When it comes to other classes, however, the encouragement of my teachers filled me with confidence. Mr. Engel, my ninth-grade English teacher and advisor, used to tell me I could write better than half of the faculty. How’s a comment like that not supposed to go to your head? I credit him with making me fall in love with literature, vocabulary, and the written word and to ultimately follow in his professional footsteps. But his inflated belief in me had a soft underbelly. Because he had applauded my talent, I felt I must always perform. When an essay was assigned, dark storm clouds rolled in because I knew an all-nighter the night before the deadline was in store for me. I had not yet come to believe that we should never suffer in advance, or, as the famous stoic philosopher Seneca wrote, “We suffer more in imagination than in reality.” The anxiety of the proverbial blank page nearly always dissipates once you actually put fingers to keyboard (or pen to paper in my analog world).

This aversion to failure led me to halve the benefit I could have gotten from my Harvard education because I fled from anything STEM-related. As a result, even now I am maddeningly incurious when it comes to science, irrationally fearing that my foundation is too shaky to understand complex ideas. You might imagine that the outsize influence of bad teaching and low grades would have pushed me away from a career in education. What if I repeated the sins of the teachers who stunted my growth? These fears indeed did plague me early in my career, but they evaporated when I found my academic Valhalla: The School for International Training (SIT) in Brattleboro, VT.

My choice to attend SIT is a case study in the haphazard way that our lives develop. During the 2003-2004 school year, I taught at an international school in Sharjah in the United Arab Emirates. Hired as a high school history teacher, I was informed upon touching down in the country that I would instead be tasked with taming 25 fifth graders. As an elementary teacher, I had to teach all subjects. I assumed that teaching history and English would be a breeze. To my surprise, however, teaching math and science turned out to be my forte. Our English textbooks were designed for British 10-year-olds, and it just so happens that numbers translate far more easily to second (or third) language speakers than obscure vocabulary and stories about Boxing Day. I decided I needed to learn how to teach ESL, or actually its more PC cousin, English for Speakers of Other Languages (ESOL). This career seemed perfect for me. Wanderlust had hit me hard ever since my gap year, and here was a profession that would allow me to live and support myself just about anywhere in the world. I reached out to the only member of my network in this field, and he recommended SIT.
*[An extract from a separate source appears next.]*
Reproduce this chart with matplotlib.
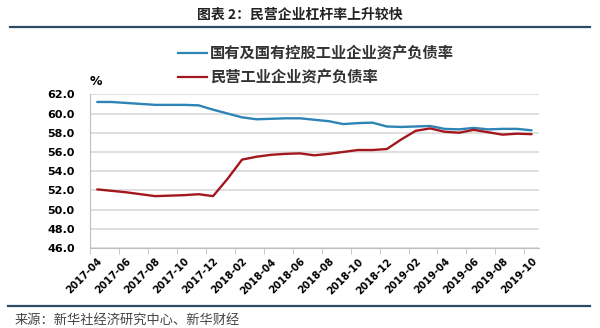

My year in the foothills of southern Vermont was magical. I had just gotten married, and the honeymoon glow brightened my mood. But, more than this, SIT was different. The faculty focused on experiential learning, and they modeled the same student-centered approach in their own teaching that they were encouraging us to adopt. I learned about the mystical Silent Way from Shakti Gattegno who explained that knowing the right answer is sometimes the greatest impediment to learning and that it is only when we come face-to-face with the unknown that we activate our brains, just as children do naturally. In my “Teaching Manifesto,” written after a year at SIT, I asserted that the teacher must not do for his students what they can do for themselves and that the greatest accomplishment a teacher can achieve is to cede the responsibility for learning from his shoulders to those of his students. I learned to use manipulatives like Cuisenaire Rods and comprehension cubes to simplify complex grammar points like stative verbs and modal auxiliaries. I came to believe that the key to great teaching is to make the abstract concrete and the concrete abstract.

But the biggest innovation and gift of SIT was that there were no grades, only thoughtful comments. I have always been pretty good at figuring out what a teacher was looking for and custom tailoring my work to earn an A. The absence of grades spurred in me an intrinsic motivation that made me compete only with myself, and I realized that I often had higher standards than my teachers. I happily threw myself into my work and even produced creative, artistic projects that I was proud of (take that 5th grade art teacher!). I often tell people that I got more out of one year at a graduate institute few have ever heard of than I did from four years at Harvard. This comment smacks of my trademark Henshaw hyperbole, but it contains lots of truth.

Failure is something that our schooling teaches us is a mortal sin. Yet the workplace and life in general seem to reward failure. Those who have been bruised by falling short have developed calluses that help them push on when things look bleak. As Sahil Bloom phrases it in his excellent article, the Grit Razor states that “if forced to choose between two people of equal merit, choose the one that has been punched in the face.” I know that one little essay is unlikely to change this systemic issue, but I truly believe that if more schools adopted the SIT philosophy, we would have a more resilient and happy population. Who knows, maybe I might even confidently go to Home Depot and build that “catio” I have long been dreaming about or complete the many honey-dos I have been outsourcing to our handyman.